As of three weeks ago and still very much the case based on more recent comments from Chair Jerome Powell and other FOMC participants. The minutes of the June 9-10 meeting highlighted:

    ~The Fed views the challenges of navigating the COVID-19 as a public health crisis akin to a natural disaster and is deeply concerned about the lopsided impact on those least able to recover from the economic disruptions. Policymakers are worried about getting people back to work to ensure that lengthy separation from the workforce does not lead to erosion of skills and a connection with the job market.
    ~Steps take so far to address the initial impact of widespread shutdowns in the US economy and mitigate the effects are broadly seen as having served their purpose – both from fiscal and monetary policy. However, “Participants judged that the effects of the coronavirus outbreak and the ongoing public health crisis will weigh heavily on economic activity, employment, and inflation in the near term and would pose considerable risks to the economic outlook over the medium term.” Risks to businesses “remained high” in spite of some “halting improvements” in economic activity. “Nevertheless, participants concluded that voluntary social distancing and structural shifts stemming from the pandemic would likely mean that some proportion of businesses would close permanently.”
    ~The labor market had seen “surprisingly positive new” in the May employment data, but “nearly 20 million jobs had been lost, on net, since February.” “[F]urther substantial improvement in the labor market were seen as depending on a sustained reopening of the economy.” Data in recent weeks suggest that this may not come to pass, or at least only partially as some jurisdictions are forced to reimpose social distancing rules, especially just before the long July 4 weekend.
    ~Monetary policy was deemed “appropriate” at the time. The fed funds target rate is likely to remain at the effective lower bound (ELB) for the foreseeable future, i.e. at least through 2021 in the Summary of Economic Projections and probably into 2022. Policymakers generally agreed that keeping rates near the ELB will be necessary to ensure an economic recovery with any heft.
    ~For now at least, policymakers are going to stick to using interest rates, forward guidance, and asset purchases as the primary tools of monetary policy.
    ~Forward guidance may get a tweak to include outcome-based goals such as a particular unemployment rate, or be calendar-based through a particular timeframe. The FOMC has used both in the past with varying degrees of success as a tool of communicating policy to the public. However, these early usages were unfamiliar and that contributed to misunderstandings about the nature of the guidance provided. That should not be the case now that more experience with forward guidance is in place.

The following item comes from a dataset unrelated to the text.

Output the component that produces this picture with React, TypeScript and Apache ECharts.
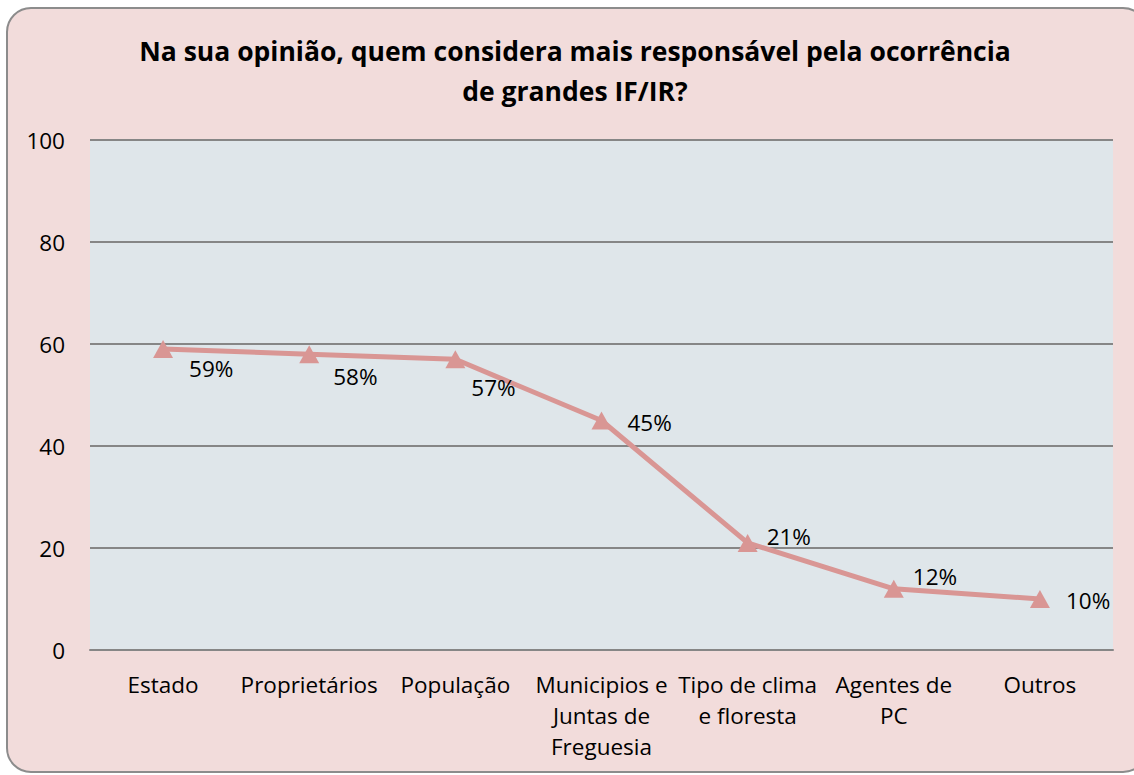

For a history of the formulation of forward guidance statements, please see the Whetstone Analysis Reference Library.

    ~The flood of asset purchases as slowed considerably as the need to provide large amounts of liquidity has ebbed. The present level of about $4 billion a month in Treasurys and $4.5 in Agency MBS seems about right at the moment. It will be adjusted, if needed.
    ~There was a discussion of the use of yield caps or targets to control government bond yields. Unlike some unconventional monetary policy tools, this one has sufficient history in the US and at other central banks that the Fed can assess its utility. The FOMC is not ready to deploy it and may not need to, but if it does, it appears to be leaning toward the route recently taken by the Reserve Bank of Australia as most consistent with the current situation and needs. Policymakers are weighing there risks, including that “monetary policy goals might come in conflict with public debt management goals, which could pose risks to the independence of the central bank.”
    ~The need to complete the review of the monetary policy framework was mentioned as an important adjunct to better communicating how the Fed can achieve the dual mandate of maximum employment and price stability. It should include an update to the Statement on Longer-Run Goals and Monetary Policy Strategy.